Brazil and Japan started negotiating in the late 1890's to send Japanese workers to Brazilian coffee plantations for two to three-year work tours. Deals were eventually struck with three Brazilian states (Rio de Janeiro, Minas Gerais and São Paulo) to bring in a thousand Japanese workers over a period of three years. The first exodus to Brazil was in 1908, when the Kasato Maru set sail from Kobe with 781 immigrants on board.

Many of the first immigrants either ran home to Japan early, or ran away from the plantations to set up colonies in the cities. Of the 781 on the Kasato Maru, only 191 were left working the fields two months later. Nonetheless, the immigration wave picked up dramatically in the following decades, and a huge Japanese expatriate community developed in Brazil that helped keep culture shock to a minimum.

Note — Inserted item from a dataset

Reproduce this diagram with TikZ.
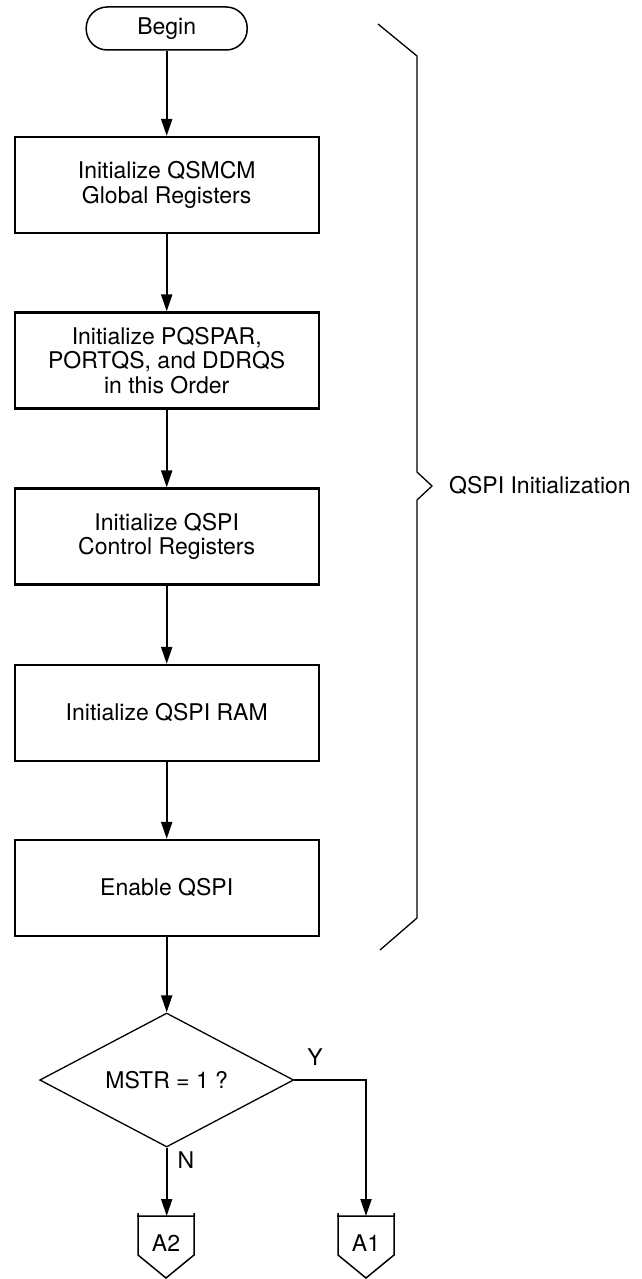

By 1932, there were over 130,000 nikkeis in Brazil: 90% of them were working in agriculture, but others had become businessmen, teachers, and even doctors.

During World War II, the immigration was cut off, schools and publications within the communities were shut down, and Japanese Brazilians were placed under severe restrictions, although concentration camps were never set up for them. After the war, everything was back to normal. One nikkei, Yukishige Tamura, was elected to the São Paulo city council in 1948, and six Japanese Brazilians were elected to Congress in 1962. By then, there were over 400,000 Japanese Brazilians, and many prominent Japanese leaders including Princes Akihito and Mikasa had visited their culture's greatest overseas colony.

By then, of course, the growth of the Japanese economy had ended Japanese immigration to Brazil. In 1990, facing a shortage of blue collar labor, the Japanese government offered three-year working visas to overseas nationals of Japanese ancestry, and many Japanese Brazilians used this opportunity to return to their ancestral homeland. Nowadays, Japanese Brazilians are found manning large and small factories across Japan: they account for fifteen percent of the gaijin population, five times as large as their closest competitor (Japanese Peruvians).

However, many of these new returnees are more Brazilian than Japanese, which has led them to keep their distance from Japanese society. Most live in enclave towns like Hamamatsu and Oizumimachi, where they speak Portuguese more than Japanese and live a decidedly Latin lifestyle. What's worse, many work for much lower wages and much fewer benefits than their Japanese counterparts, and often live in segregated dorms and work on segregated production lines. Nonetheless, the identity of the community is as strong as ever, and Japanese Brazilians will be a strong force in both Japan and Brazil for some time to come.